Los avances en los métodos industriales y de producción, por ejemplo, contribuyeron al auge de la población europea. A medida que el crecimiento económico alcanzaba su punto álgido durante el primer cuarto del siglo XIX, también lo hacían las mejoras en diversos sectores industriales, lo que obligó a los europeos a buscar colonias fuera de Europa. Hacia 1815, muchos Estados europeos buscaban, si no colonias, al menos salidas comerciales. El norte de África era uno de los destinos favoritos.

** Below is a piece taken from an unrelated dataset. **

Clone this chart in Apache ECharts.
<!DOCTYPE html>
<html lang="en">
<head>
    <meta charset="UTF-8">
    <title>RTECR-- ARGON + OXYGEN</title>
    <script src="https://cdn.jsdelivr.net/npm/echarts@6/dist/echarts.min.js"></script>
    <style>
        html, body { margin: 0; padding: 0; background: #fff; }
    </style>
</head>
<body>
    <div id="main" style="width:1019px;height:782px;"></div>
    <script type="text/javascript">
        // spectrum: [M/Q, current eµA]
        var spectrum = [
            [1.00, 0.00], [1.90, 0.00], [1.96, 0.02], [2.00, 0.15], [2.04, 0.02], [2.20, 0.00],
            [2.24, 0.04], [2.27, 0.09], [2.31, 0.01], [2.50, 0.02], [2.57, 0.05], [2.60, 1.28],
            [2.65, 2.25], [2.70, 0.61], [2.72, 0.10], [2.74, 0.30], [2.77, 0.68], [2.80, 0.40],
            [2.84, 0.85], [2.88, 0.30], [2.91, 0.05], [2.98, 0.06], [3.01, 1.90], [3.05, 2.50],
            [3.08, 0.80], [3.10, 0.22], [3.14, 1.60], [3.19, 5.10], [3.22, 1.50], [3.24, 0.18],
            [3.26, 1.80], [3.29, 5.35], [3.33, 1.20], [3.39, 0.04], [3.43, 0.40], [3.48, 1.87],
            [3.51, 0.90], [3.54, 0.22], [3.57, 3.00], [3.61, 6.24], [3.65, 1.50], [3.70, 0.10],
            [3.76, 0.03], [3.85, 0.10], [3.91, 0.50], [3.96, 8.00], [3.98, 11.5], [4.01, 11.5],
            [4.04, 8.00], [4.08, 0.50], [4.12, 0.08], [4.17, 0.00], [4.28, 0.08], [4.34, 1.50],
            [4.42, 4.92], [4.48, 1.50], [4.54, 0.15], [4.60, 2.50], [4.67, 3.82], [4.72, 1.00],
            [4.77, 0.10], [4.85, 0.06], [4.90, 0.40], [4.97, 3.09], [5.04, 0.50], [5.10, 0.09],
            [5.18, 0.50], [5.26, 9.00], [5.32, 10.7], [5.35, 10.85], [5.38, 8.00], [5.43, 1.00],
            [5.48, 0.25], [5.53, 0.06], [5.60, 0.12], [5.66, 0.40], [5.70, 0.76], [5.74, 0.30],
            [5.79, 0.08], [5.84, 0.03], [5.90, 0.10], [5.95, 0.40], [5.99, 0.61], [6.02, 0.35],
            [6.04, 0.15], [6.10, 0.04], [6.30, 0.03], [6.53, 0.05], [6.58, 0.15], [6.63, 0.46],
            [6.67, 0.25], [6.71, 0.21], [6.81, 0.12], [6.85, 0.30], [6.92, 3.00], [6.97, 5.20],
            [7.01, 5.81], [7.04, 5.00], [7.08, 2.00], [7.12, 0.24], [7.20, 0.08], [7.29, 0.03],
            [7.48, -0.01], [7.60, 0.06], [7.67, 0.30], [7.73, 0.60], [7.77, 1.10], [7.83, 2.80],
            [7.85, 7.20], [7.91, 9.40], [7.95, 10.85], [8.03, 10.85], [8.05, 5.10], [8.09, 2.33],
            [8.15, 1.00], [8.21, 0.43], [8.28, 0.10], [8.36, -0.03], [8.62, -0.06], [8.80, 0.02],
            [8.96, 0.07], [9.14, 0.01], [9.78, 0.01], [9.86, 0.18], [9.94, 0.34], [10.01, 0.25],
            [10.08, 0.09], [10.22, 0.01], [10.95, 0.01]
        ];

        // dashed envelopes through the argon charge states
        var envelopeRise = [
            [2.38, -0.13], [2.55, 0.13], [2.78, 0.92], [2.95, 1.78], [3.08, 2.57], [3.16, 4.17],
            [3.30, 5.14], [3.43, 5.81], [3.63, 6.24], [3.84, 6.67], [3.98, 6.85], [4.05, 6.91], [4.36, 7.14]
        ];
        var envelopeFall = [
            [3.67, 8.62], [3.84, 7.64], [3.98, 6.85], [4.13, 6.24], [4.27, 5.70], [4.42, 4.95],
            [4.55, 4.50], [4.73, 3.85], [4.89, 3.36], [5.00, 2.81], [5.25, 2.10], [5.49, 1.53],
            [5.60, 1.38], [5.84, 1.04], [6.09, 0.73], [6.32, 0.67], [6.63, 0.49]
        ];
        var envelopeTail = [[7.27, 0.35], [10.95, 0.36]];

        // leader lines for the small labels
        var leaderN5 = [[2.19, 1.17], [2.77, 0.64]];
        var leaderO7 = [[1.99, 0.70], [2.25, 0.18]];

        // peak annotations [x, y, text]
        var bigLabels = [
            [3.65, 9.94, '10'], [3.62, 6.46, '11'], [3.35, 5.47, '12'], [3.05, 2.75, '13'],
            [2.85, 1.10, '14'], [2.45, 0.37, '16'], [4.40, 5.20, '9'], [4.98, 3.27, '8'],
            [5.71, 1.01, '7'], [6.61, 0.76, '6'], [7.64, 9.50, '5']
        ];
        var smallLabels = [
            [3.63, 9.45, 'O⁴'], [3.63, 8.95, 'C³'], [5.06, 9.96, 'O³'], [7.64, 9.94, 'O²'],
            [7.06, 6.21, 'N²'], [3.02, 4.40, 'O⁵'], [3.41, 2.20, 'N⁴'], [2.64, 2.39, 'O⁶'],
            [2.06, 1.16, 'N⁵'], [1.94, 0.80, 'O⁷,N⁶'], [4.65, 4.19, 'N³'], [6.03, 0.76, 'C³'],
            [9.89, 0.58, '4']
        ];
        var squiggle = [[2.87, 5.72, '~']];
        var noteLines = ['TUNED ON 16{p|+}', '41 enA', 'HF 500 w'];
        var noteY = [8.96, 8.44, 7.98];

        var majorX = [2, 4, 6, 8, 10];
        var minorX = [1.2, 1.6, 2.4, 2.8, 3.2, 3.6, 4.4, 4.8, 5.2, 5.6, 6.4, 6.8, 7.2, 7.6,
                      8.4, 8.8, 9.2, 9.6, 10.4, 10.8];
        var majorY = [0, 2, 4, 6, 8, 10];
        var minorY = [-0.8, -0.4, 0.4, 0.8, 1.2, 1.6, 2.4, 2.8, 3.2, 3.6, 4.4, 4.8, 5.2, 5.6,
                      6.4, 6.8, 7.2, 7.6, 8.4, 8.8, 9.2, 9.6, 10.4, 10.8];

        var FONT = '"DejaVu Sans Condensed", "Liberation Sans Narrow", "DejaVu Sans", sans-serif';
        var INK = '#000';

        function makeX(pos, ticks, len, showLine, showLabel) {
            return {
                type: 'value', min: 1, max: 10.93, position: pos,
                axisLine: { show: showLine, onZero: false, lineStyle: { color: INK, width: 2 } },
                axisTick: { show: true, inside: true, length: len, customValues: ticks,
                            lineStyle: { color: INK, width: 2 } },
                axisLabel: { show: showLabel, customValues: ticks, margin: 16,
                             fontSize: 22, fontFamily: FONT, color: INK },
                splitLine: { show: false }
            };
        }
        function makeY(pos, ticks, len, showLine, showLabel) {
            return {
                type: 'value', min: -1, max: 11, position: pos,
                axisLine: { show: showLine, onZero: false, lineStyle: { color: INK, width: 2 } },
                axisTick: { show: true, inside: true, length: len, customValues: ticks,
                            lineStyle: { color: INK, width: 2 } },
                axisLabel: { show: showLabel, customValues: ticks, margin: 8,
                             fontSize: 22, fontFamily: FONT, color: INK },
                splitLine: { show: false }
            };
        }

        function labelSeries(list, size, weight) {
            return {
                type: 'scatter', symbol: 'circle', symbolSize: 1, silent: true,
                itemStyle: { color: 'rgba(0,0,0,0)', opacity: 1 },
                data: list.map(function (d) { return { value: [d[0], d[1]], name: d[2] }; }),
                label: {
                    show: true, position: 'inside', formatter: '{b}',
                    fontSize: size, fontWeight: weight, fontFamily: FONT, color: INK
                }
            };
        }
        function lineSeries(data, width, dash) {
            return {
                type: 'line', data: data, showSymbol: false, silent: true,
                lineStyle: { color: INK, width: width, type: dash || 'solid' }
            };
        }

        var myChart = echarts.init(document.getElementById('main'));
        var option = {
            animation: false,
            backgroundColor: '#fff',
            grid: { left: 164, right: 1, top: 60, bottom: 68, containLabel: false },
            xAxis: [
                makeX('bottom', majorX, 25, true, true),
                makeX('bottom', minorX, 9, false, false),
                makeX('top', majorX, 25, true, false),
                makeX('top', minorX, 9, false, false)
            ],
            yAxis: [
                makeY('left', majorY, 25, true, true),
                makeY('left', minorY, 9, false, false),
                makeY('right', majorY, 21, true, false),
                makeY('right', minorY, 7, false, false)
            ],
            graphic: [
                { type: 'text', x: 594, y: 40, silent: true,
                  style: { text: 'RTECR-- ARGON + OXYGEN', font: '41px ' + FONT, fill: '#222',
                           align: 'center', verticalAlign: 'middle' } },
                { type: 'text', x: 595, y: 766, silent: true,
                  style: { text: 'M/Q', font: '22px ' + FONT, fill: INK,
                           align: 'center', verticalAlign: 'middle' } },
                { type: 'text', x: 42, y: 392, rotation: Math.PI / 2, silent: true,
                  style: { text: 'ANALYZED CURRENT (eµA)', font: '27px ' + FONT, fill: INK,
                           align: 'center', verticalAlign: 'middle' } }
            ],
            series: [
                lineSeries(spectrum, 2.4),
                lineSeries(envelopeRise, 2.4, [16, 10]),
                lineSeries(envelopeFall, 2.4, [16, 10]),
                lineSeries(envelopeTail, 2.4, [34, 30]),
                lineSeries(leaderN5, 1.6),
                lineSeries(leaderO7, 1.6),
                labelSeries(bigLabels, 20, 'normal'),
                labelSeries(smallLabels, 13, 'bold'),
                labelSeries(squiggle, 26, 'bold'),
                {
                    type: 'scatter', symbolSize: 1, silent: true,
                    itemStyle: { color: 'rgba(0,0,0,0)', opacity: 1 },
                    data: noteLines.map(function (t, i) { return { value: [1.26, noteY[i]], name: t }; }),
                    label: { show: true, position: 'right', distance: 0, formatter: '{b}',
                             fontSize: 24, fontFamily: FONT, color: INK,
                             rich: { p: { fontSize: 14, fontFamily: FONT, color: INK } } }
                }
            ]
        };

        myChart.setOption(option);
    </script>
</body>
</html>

¿Qué pasó con su afirmación de que lo único que importa es la brutalidad? Como todas las afirmaciones interesadas, la brutalidad sólo se utiliza cuando conviene al argumento político. Uno podría seguir preguntándose por qué importa esta hipocresía —¿por qué no ignorar la hipocresía y centrarse en los méritos de la afirmación progresista de que estudiar la economía de la esclavitud en América equivale a «sanearla»? La primera respuesta es que la historia de la brutalidad sistemática ininterrumpida en el Viejo Sur simplemente no es cierta. Además, como argumentan Fogel y Engerman, borrar esta historia disminuye nuestra comprensión del mundo y de la historia americana. Reduce a los negros a meras víctimas. Al estudiar la economía de la esclavitud, Fogel y Engerman consiguieron su principal objetivo: «corregir la perversión de la historia de los negros —para acabar con la opinión de que los negros americanos, carecieron de cultura, de logros y de desarrollo durante sus primeros doscientos cincuenta años en suelo americano».